Dataset excerpt:
--------

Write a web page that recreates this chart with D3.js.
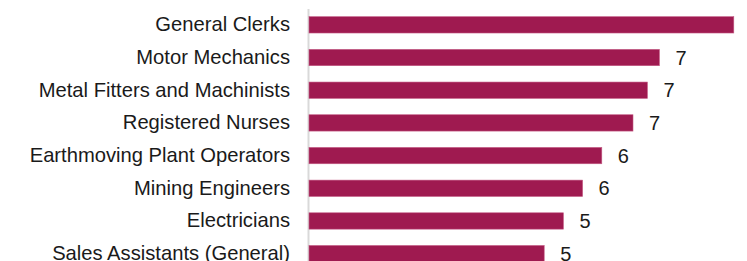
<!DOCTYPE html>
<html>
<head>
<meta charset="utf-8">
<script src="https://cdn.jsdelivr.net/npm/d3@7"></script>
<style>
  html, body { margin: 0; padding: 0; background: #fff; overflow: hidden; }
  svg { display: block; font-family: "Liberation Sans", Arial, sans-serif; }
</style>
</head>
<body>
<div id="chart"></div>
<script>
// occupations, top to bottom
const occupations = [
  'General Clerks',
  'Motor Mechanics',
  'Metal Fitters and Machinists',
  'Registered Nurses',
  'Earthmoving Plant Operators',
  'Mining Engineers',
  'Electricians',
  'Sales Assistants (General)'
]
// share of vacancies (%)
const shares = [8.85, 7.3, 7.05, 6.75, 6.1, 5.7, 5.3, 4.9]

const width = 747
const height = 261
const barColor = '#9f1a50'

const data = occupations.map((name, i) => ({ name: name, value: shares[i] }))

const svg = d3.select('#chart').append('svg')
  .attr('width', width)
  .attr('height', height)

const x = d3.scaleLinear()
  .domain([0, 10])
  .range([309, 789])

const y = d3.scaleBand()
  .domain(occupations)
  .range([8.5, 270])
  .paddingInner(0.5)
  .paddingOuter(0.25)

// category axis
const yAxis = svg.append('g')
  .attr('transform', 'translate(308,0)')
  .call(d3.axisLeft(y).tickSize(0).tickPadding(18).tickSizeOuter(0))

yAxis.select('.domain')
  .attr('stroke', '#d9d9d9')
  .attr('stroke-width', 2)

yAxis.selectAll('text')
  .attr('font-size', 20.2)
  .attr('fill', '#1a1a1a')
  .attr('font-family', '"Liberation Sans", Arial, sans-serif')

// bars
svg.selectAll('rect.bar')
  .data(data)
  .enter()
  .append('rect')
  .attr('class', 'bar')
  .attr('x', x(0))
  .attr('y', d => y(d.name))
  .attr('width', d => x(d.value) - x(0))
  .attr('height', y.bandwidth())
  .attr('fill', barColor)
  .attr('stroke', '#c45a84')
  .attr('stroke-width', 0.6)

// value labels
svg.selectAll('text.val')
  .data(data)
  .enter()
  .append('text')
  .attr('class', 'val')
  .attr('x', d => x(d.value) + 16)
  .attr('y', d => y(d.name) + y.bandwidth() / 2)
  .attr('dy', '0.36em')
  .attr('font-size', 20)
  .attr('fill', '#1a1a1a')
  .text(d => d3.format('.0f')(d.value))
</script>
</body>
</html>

--------

Instruction:
Transcribe the material exactly, and leave out whatever pictures it holds.

Task solution:
Write a web page that recreates this chart with D3.js.
<!DOCTYPE html>
<html>
<head>
<meta charset="utf-8">
<script src="https://cdn.jsdelivr.net/npm/d3@7"></script>
<style>
  html, body { margin: 0; padding: 0; background: #fff; overflow: hidden; }
  svg { display: block; font-family: "Liberation Sans", Arial, sans-serif; }
</style>
</head>
<body>
<div id="chart"></div>
<script>
// occupations, top to bottom
const occupations = [
  'General Clerks',
  'Motor Mechanics',
  'Metal Fitters and Machinists',
  'Registered Nurses',
  'Earthmoving Plant Operators',
  'Mining Engineers',
  'Electricians',
  'Sales Assistants (General)'
]
// share of vacancies (%)
const shares = [8.85, 7.3, 7.05, 6.75, 6.1, 5.7, 5.3, 4.9]

const width = 747
const height = 261
const barColor = '#9f1a50'

const data = occupations.map((name, i) => ({ name: name, value: shares[i] }))

const svg = d3.select('#chart').append('svg')
  .attr('width', width)
  .attr('height', height)

const x = d3.scaleLinear()
  .domain([0, 10])
  .range([309, 789])

const y = d3.scaleBand()
  .domain(occupations)
  .range([8.5, 270])
  .paddingInner(0.5)
  .paddingOuter(0.25)

// category axis
const yAxis = svg.append('g')
  .attr('transform', 'translate(308,0)')
  .call(d3.axisLeft(y).tickSize(0).tickPadding(18).tickSizeOuter(0))

yAxis.select('.domain')
  .attr('stroke', '#d9d9d9')
  .attr('stroke-width', 2)

yAxis.selectAll('text')
  .attr('font-size', 20.2)
  .attr('fill', '#1a1a1a')
  .attr('font-family', '"Liberation Sans", Arial, sans-serif')

// bars
svg.selectAll('rect.bar')
  .data(data)
  .enter()
  .append('rect')
  .attr('class', 'bar')
  .attr('x', x(0))
  .attr('y', d => y(d.name))
  .attr('width', d => x(d.value) - x(0))
  .attr('height', y.bandwidth())
  .attr('fill', barColor)
  .attr('stroke', '#c45a84')
  .attr('stroke-width', 0.6)

// value labels
svg.selectAll('text.val')
  .data(data)
  .enter()
  .append('text')
  .attr('class', 'val')
  .attr('x', d => x(d.value) + 16)
  .attr('y', d => y(d.name) + y.bandwidth() / 2)
  .attr('dy', '0.36em')
  .attr('font-size', 20)
  .attr('fill', '#1a1a1a')
  .text(d => d3.format('.0f')(d.value))
</script>
</body>
</html>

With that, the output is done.